| On December 31, 2024, the Issuer entered into a sale and purchase and investment agreement (the "SPI Agreement") with XX Settembre Holding S.r.l., an Italian limited liability company ("XX Settembre"), relating to the acquisition of the Club, by the Issuer, through the Reporting Person, whose sole shareholder was XX Settembre. The SPI Agreement provided that, among other things, and on the terms and subject to the conditions of the SPI Agreement, (i) the Issuer will acquire from XX Settembre over three closings, on December 31, 2024, January 31, 2025, and March 31, 2025, a total of 51.73% of the issued and outstanding share capital of the Reporting Person, (ii) the Issuer will pay XX Settembre an aggregate purchase price of EUR3,000,000 using a combination of cash and the issuance of Class B Ordinary Shares, and (iii) the Issuer will increase the share capital of the Reporting Person by an aggregate amount of EUR1,500,000 at each closing. On December 31, 2024, the Issuer paid the Reporting Person EUR500,000 in cash and issued EUR1,000,000 in Class B Ordinary Shares at a price per share of $0.65 for a total of 1,600,000 Class B Ordinary Shares.

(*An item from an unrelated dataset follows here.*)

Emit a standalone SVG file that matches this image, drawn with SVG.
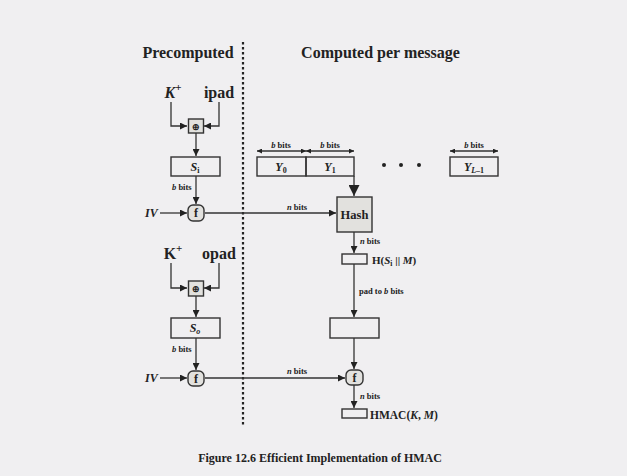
<svg xmlns="http://www.w3.org/2000/svg" width="627" height="476" viewBox="0 0 627 476">
<defs>
<marker id="ah" viewBox="0 0 10 10" refX="10" refY="5" markerWidth="7" markerHeight="7" orient="auto" markerUnits="userSpaceOnUse"><path d="M0,0 L10,5 L0,10 z" fill="#222"/></marker>
<marker id="ahb" viewBox="0 0 10 10" refX="10" refY="5" markerWidth="11" markerHeight="11" orient="auto" markerUnits="userSpaceOnUse"><path d="M0,0 L10,5 L0,10 z" fill="#222"/></marker>
<marker id="as" viewBox="0 0 10 10" refX="10" refY="5" markerWidth="5" markerHeight="5" orient="auto-start-reverse" markerUnits="userSpaceOnUse"><path d="M0,0 L10,5 L0,10 z" fill="#222"/></marker>
</defs>
<style>
.t{font-family:"Liberation Serif",serif;font-weight:bold;fill:#222}
.h{font-size:16px}
.s{font-size:8.5px}
.i{font-style:italic}
.box{fill:none;stroke:#333;stroke-width:1.4}
.gbox{fill:#e2e1de;stroke:#333;stroke-width:1.4}
.ln{fill:none;stroke:#333;stroke-width:1.3}
</style>
<rect width="627" height="476" fill="#f0eff1"/>
<line x1="243" y1="42" x2="243" y2="426" stroke="#222" stroke-width="2.2" stroke-dasharray="2.5,2.5"/>
<text class="t h" x="188" y="58" text-anchor="middle">Precomputed</text>
<text class="t h" x="380.5" y="58" text-anchor="middle">Computed per message</text>

<g id="connectors">
<path class="ln" d="M171,102 V126 H187" marker-end="url(#ah)"/>
<path class="ln" d="M219,102 V126 H204" marker-end="url(#ah)"/>
<path class="ln" d="M196,133 V156" marker-end="url(#ah)"/>
<path class="ln" d="M196,176 V204" marker-end="url(#ah)"/>
<path class="ln" d="M160,213 H187" marker-end="url(#ah)"/>
<path class="ln" d="M205,213 H336" marker-end="url(#ah)"/>
<path class="ln" d="M354,176 V196" stroke-width="2" marker-end="url(#ahb)"/>
<path class="ln" d="M354,232 V253" marker-end="url(#ah)"/>
<path class="ln" d="M354,264 V317" marker-end="url(#ah)"/>
<path class="ln" d="M354,338 V369" marker-end="url(#ah)"/>
<path class="ln" d="M354,385 V408" marker-end="url(#ah)"/>
<path class="ln" d="M171,263 V288 H187" marker-end="url(#ah)"/>
<path class="ln" d="M219,263 V288 H204" marker-end="url(#ah)"/>
<path class="ln" d="M196,296 V317" marker-end="url(#ah)"/>
<path class="ln" d="M196,338 V370" marker-end="url(#ah)"/>
<path class="ln" d="M160,378 H187" marker-end="url(#ah)"/>
<path class="ln" d="M205,378 H345" marker-end="url(#ah)"/>
<path class="ln" d="M257,151 H306" stroke-width="1.1" marker-start="url(#as)" marker-end="url(#as)"/>
<path class="ln" d="M306,151 H354" stroke-width="1.1" marker-start="url(#as)" marker-end="url(#as)"/>
<path class="ln" d="M450,151 H498" stroke-width="1.1" marker-start="url(#as)" marker-end="url(#as)"/>
</g>

<g id="inner-key">
<text class="t i" x="173" y="98" font-size="16" text-anchor="middle">K<tspan font-size="11" dy="-7" font-style="normal">+</tspan></text>
<text class="t" x="219" y="98" font-size="16" text-anchor="middle">ipad</text>
</g>
<g id="xor1"><rect class="gbox" x="188.5" y="119" width="15" height="14" stroke-width="1"/><text class="t" x="196" y="129.5" font-size="9" text-anchor="middle">⊕</text></g>
<g id="si"><rect class="box" x="171" y="157" width="49" height="19"/><text class="t i" x="195" y="171" font-size="12" text-anchor="middle">S<tspan font-size="8" dy="2" font-style="normal">i</tspan></text></g>
<text class="t s" x="172" y="190"><tspan class="i">b</tspan> bits</text>
<g id="iv1"><text class="t i" x="145" y="217" font-size="12">IV</text></g>
<g id="f1"><rect class="gbox" x="188" y="205" width="16" height="16" rx="5" stroke-width="1.3"/><text class="t" x="196" y="217" font-size="12" text-anchor="middle">f</text></g>
<text class="t s" x="297" y="210" text-anchor="middle"><tspan class="i">n</tspan> bits</text>

<g id="blocks">
<rect class="box" x="257" y="157" width="49" height="19"/><text class="t i" x="281" y="171" font-size="12" text-anchor="middle">Y<tspan font-size="8" dy="2" font-style="normal">0</tspan></text>
<rect class="box" x="306" y="157" width="48" height="19"/><text class="t i" x="330" y="171" font-size="12" text-anchor="middle">Y<tspan font-size="8" dy="2" font-style="normal">1</tspan></text>
<rect class="box" x="450" y="157" width="48" height="19"/><text class="t i" x="474" y="171" font-size="12" text-anchor="middle">Y<tspan font-size="8" dy="2">L</tspan><tspan font-size="8" font-style="normal">–1</tspan></text>
<circle cx="384" cy="165" r="2" fill="#222"/><circle cx="401" cy="165" r="2" fill="#222"/><circle cx="419" cy="165" r="2" fill="#222"/>
<text class="t s" x="281" y="148" text-anchor="middle"><tspan class="i">b</tspan> bits</text>
<text class="t s" x="330" y="148" text-anchor="middle"><tspan class="i">b</tspan> bits</text>
<text class="t s" x="474" y="148" text-anchor="middle"><tspan class="i">b</tspan> bits</text>
</g>
<g id="hash"><rect class="gbox" x="337" y="197" width="35" height="35"/><text class="t" x="354.5" y="219" font-size="12.5" text-anchor="middle">Hash</text></g>
<text class="t s" x="360" y="244"><tspan class="i">n</tspan> bits</text>
<g id="hinner"><rect class="box" x="342" y="254" width="25" height="10" stroke-width="1.2"/><text class="t" x="372" y="264" font-size="11">H(<tspan class="i">S</tspan><tspan font-size="7.5" dy="2">i</tspan><tspan dy="-2"> || </tspan><tspan class="i">M</tspan>)</text></g>
<text class="t s" x="359" y="294">pad to <tspan class="i">b</tspan> bits</text>
<g id="padded"><rect class="box" x="330" y="318" width="49" height="20"/></g>

<g id="outer-key">
<text class="t" x="173" y="259" font-size="16" text-anchor="middle">K<tspan font-size="11" dy="-7">+</tspan></text>
<text class="t" x="219" y="259" font-size="16" text-anchor="middle">opad</text>
</g>
<g id="xor2"><rect class="gbox" x="188.5" y="281" width="15" height="15" stroke-width="1"/><text class="t" x="196" y="292" font-size="9" text-anchor="middle">⊕</text></g>
<g id="so"><rect class="box" x="171" y="318" width="49" height="20"/><text class="t i" x="195" y="332" font-size="12" text-anchor="middle">S<tspan font-size="8" dy="2">o</tspan></text></g>
<text class="t s" x="172" y="352"><tspan class="i">b</tspan> bits</text>
<g id="iv2"><text class="t i" x="145" y="382" font-size="12">IV</text></g>
<g id="f2"><rect class="gbox" x="188" y="371" width="16" height="15" rx="5" stroke-width="1.3"/><text class="t" x="196" y="382.5" font-size="12" text-anchor="middle">f</text></g>
<text class="t s" x="297" y="374" text-anchor="middle"><tspan class="i">n</tspan> bits</text>
<g id="f3"><rect class="gbox" x="346" y="370" width="17" height="15" rx="5" stroke-width="1.3"/><text class="t" x="354.5" y="381.5" font-size="12" text-anchor="middle">f</text></g>
<text class="t s" x="360" y="399"><tspan class="i">n</tspan> bits</text>
<g id="hmac"><rect class="box" x="342" y="409" width="25" height="9" stroke-width="1.2"/><text class="t" x="370" y="419" font-size="11.5">HMAC(<tspan class="i">K</tspan>, <tspan class="i">M</tspan>)</text></g>

<text class="t" x="320" y="462" font-size="12" text-anchor="middle">Figure 12.6  Efficient Implementation of HMAC</text>
</svg>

On January 10, 2025, the Issuer entered into a restated sale and purchase and investment agreement (the "Restated SPI Agreement") with XX Settembre, which amended the SPI Agreement. The Restated SPI Agreement provided that, among other things, and on the terms and subject to the conditions of the Restated SPI Agreement, (i) the Issuer will acquire from XX Settembre over four closings, on December 31, 2024, January 10, 2025, January 31, 2025, and March 31, 2025, a total of 51.73% of the issued and outstanding share capital of the Reporting Person, (ii) the Issuer will pay XX Settembre an aggregate purchase price of EUR3,000,000 using a combination of cash and the issuance of Class B Ordinary Shares, and (iii) the Issuer will increase the share capital of the Reporting Person by an aggregate amount of EUR4,500,000. As stated above, on December 31, 2024, the Issuer paid the Reporting Person EUR500,000 in cash and issued EUR1,000,000 in Class B Ordinary Shares at a price per share of $0.65 for a total of 1,600,000 Class B Ordinary Shares.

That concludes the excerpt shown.